Se puede incluso ir un poquito más lejos y decir que “Murder most foul” es el Aullido de Bob Dylan. Texto épico y generacional que vuelve a los años sesenta norteamericanos, tiene el beat de una memoria colectiva: Woodstock, JFK, los Beatles, Elm Street, The Acid Queen. “He visto las mejores mentes de mi generación destruidas por la locura”, gritaba (cantaba) Ginsberg en esa línea fundacional que marcó el ritmo (el beat) de una década (1958-1968) y Dylan sigue, hoy, en 2020, tirando de ese hilito de la poesía épica norteamericana en una pieza de 17 minutos.
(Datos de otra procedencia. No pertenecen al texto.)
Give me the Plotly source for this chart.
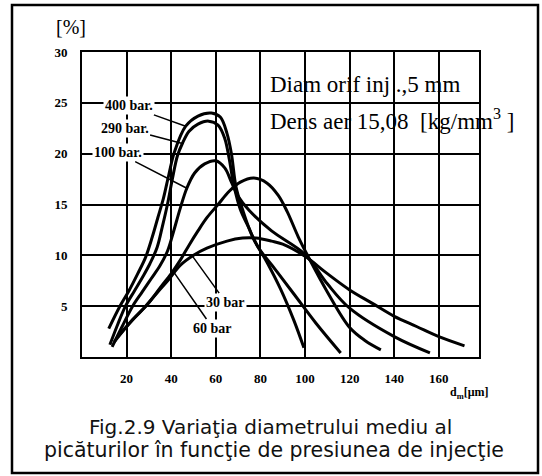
import plotly.graph_objects as go

# ---- data ----
x_ticks = [20, 40, 60, 80, 100, 120, 140, 160]
x_ticktext = ["20", "40", "60", "80", "100", "120", "140", "160"]
y_ticks = [5, 10, 15, 20, 25, 30]
y_ticktext = ["5", "10", "15", "20", "25", "30"]

p400_x = [12, 17, 21, 25, 28.5, 31.5, 34, 36.5, 39, 41.5, 46.5, 52, 58, 62, 65, 67, 69, 72, 76.5, 83, 89, 95, 99.5]
p400_y = [2.8, 5, 6.5, 8.2, 9.8, 11.8, 13.7, 15.6, 18.0, 20.2, 22.7, 23.7, 24.0, 23.6, 22.0, 20.0, 16.8, 14.5, 11.8, 9.3, 6.7, 3.6, 0.9]

p290_x = [12.5, 16, 19.5, 23.5, 27, 30.5, 33.7, 36, 38.3, 40.5, 42.8, 45, 48, 52, 56.8, 61, 64, 66, 68, 71, 74.6, 79, 86.7, 95, 105, 116]
p290_y = [1.2, 3.2, 5, 6.5, 7.8, 9.2, 10.8, 12.8, 15, 17.5, 19.8, 21.0, 22.2, 22.9, 23.2, 22.8, 21.5, 19.5, 17.0, 14.5, 12.8, 10.8, 8.6, 6.2, 3.3, 0.4]

p100_x = [13.5, 18, 22.7, 27, 31, 35, 38.3, 41, 44, 47, 50.5, 55, 60, 64, 67, 70, 75, 85, 100, 110, 120, 140, 156]
p100_y = [1.0, 3.0, 5, 6.4, 7.7, 9.0, 10.4, 12.3, 14.6, 16.6, 18.1, 19.0, 19.3, 18.6, 17.2, 15.8, 14.4, 12.4, 10.1, 7.2, 4.8, 2.0, 0.4]

p60_x = [14.5, 22, 29.5, 35, 40, 44, 48, 52, 56, 61, 66, 71, 77, 83, 88, 92, 97, 101.6, 110, 120, 127, 134]
p60_y = [1.5, 3.5, 5.2, 6.8, 8.2, 9.5, 11.0, 12.4, 13.7, 15.0, 16.3, 17.2, 17.6, 17.1, 15.9, 14.3, 11.8, 9.8, 6.4, 2.9, 1.6, 0.7]

p30_x = [16, 22, 28.5, 34, 38.8, 44, 50, 56, 65, 72, 78, 85, 90, 100, 110, 120, 130, 140, 150, 160, 171.5]
p30_y = [2.0, 3.5, 5.0, 6.4, 7.6, 9.0, 10.0, 10.7, 11.4, 11.7, 11.7, 11.4, 11.1, 9.9, 8.2, 6.6, 5.3, 4.0, 3.0, 2.0, 1.1]

series = [
    ("400 bar.", p400_x, p400_y),
    ("290 bar.", p290_x, p290_y),
    ("100 bar.", p100_x, p100_y),
    ("60 bar", p60_x, p60_y),
    ("30 bar", p30_x, p30_y),
]

# curve labels: text, label centre (data), leader target (data)
label_text = ["400 bar.", "290 bar.", "100 bar.", "30 bar", "60 bar"]
label_pos = [(20.9, 24.7), (19.1, 22.5), (16.0, 20.1), (64.4, 5.4), (58.6, 2.85)]
label_target = [(46.5, 22.7), (45.0, 21.0), (47.0, 16.6), (49.6, 9.9), (41.0, 8.4)]

info_line1 = "Diam orif inj .,5 mm"
info_line2 = "Dens aer 15,08  [kg/mm<sup>3</sup> ]"
caption_line1 = "Fig.2.9 Variaţia diametrului mediu al"
caption_line2 = "picăturilor în funcţie de presiunea de injecţie"

# ---- figure ----
fig = go.Figure()
for name, xs, ys in series:
    fig.add_trace(go.Scatter(x=xs, y=ys, mode="lines", name=name,
                             line=dict(color="black", width=3, shape="spline", smoothing=1.0),
                             showlegend=False, hoverinfo="skip"))

L, R, T, B = 82, 63, 52, 119
W, H = 542, 476
pw, ph = W - L - R, H - T - B


def px(xp):
    return (xp - L) / pw


def py(yp):
    return (H - B - yp) / ph


serif = "Liberation Serif"
shapes = [
    # outer frame
    dict(type="rect", xref="paper", yref="paper", x0=px(12), x1=px(538), y0=py(473), y1=py(5),
         line=dict(color="black", width=2.5), fillcolor="rgba(0,0,0,0)", layer="below"),
    # white box behind info text
    dict(type="rect", xref="paper", yref="paper", x0=px(262), x1=px(477), y0=py(140), y1=py(62),
         line=dict(width=0), fillcolor="white", layer="between"),
    # white box behind left labels
    dict(type="rect", xref="paper", yref="paper", x0=px(84), x1=px(152), y0=py(200), y1=py(63),
         line=dict(width=0), fillcolor="white", layer="between"),
]

annotations = []
for t, (lx, ly), (tx, ty) in zip(label_text, label_pos, label_target):
    annotations.append(dict(x=tx, y=ty, xref="x", yref="y", ax=lx, ay=ly, axref="x", ayref="y",
                            text="<b>" + t + "</b>", showarrow=True, arrowhead=0, arrowwidth=1.5,
                            arrowcolor="black", bgcolor="white",
                            font=dict(family=serif, size=14, color="black")))

annotations += [
    dict(xref="paper", yref="paper", x=px(268), y=py(84), xanchor="left", yanchor="middle",
         text=info_line1, showarrow=False, font=dict(family=serif, size=23, color="black")),
    dict(xref="paper", yref="paper", x=px(268), y=py(119), xanchor="left", yanchor="middle",
         text=info_line2, showarrow=False, font=dict(family=serif, size=23, color="black")),
    dict(xref="paper", yref="paper", x=px(71), y=py(27), xanchor="center", yanchor="middle",
         text="[%]", showarrow=False, font=dict(family=serif, size=20, color="black")),
    dict(xref="paper", yref="paper", x=px(469), y=py(393), xanchor="center", yanchor="middle",
         text="<b>d<sub>m</sub>[μm]</b>", showarrow=False, font=dict(family=serif, size=12, color="black")),
    dict(xref="paper", yref="paper", x=px(270), y=py(427), xanchor="center", yanchor="middle",
         text=caption_line1, showarrow=False, font=dict(family="DejaVu Sans", size=20, color="#111")),
    dict(xref="paper", yref="paper", x=px(274), y=py(450), xanchor="center", yanchor="middle",
         text=caption_line2, showarrow=False, font=dict(family="DejaVu Sans", size=20.5, color="#111")),
]

axis_common = dict(showgrid=True, gridcolor="black", gridwidth=2, showline=True, linecolor="black",
                   linewidth=2, mirror=True, ticks="", zeroline=False, fixedrange=True,
                   tickfont=dict(family=serif, size=13, color="black"))

fig.update_layout(
    width=W, height=H, margin=dict(l=L, r=R, t=T, b=B, pad=0),
    paper_bgcolor="white", plot_bgcolor="white",
    xaxis=dict(range=[0, 178], tickvals=x_ticks, ticktext=["<b>%s</b>" % t for t in x_ticktext],
               ticklabelstandoff=8, **axis_common),
    yaxis=dict(range=[0, 30], tickvals=y_ticks, ticktext=["<b>%s</b>" % t for t in y_ticktext],
               ticklabelstandoff=10, **axis_common),
    shapes=shapes, annotations=annotations,
)

fig.write_html("out.html", config={"displayModeBar": False},
               post_script="document.body.style.margin='0px';")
Lo que sorprende también de esta canción es que Bob Dylan, reacio siempre a hablar de su vida y a evocar el pasado (sus memorias, Chronicles, son en efecto una especie de anti memorias, un chasco que a muchos les explotó en la mano), rompe de pronto el dique que contenía su biografía y deja que el río se desborde. Badly Drawn Boy comprimió la historia de su generación en los 2 minutos 30 segundos de “Born in the UK”, a Dylan le tomó 17 minutos, a Allen Ginsberg unas cuantas páginas más. Son artefactos vitalistas, de acercamiento brutal a la realidad, que encapsulan una experiencia y la ofrecen para los otros. El resultado siempre es agridulce, porque la vida también es así.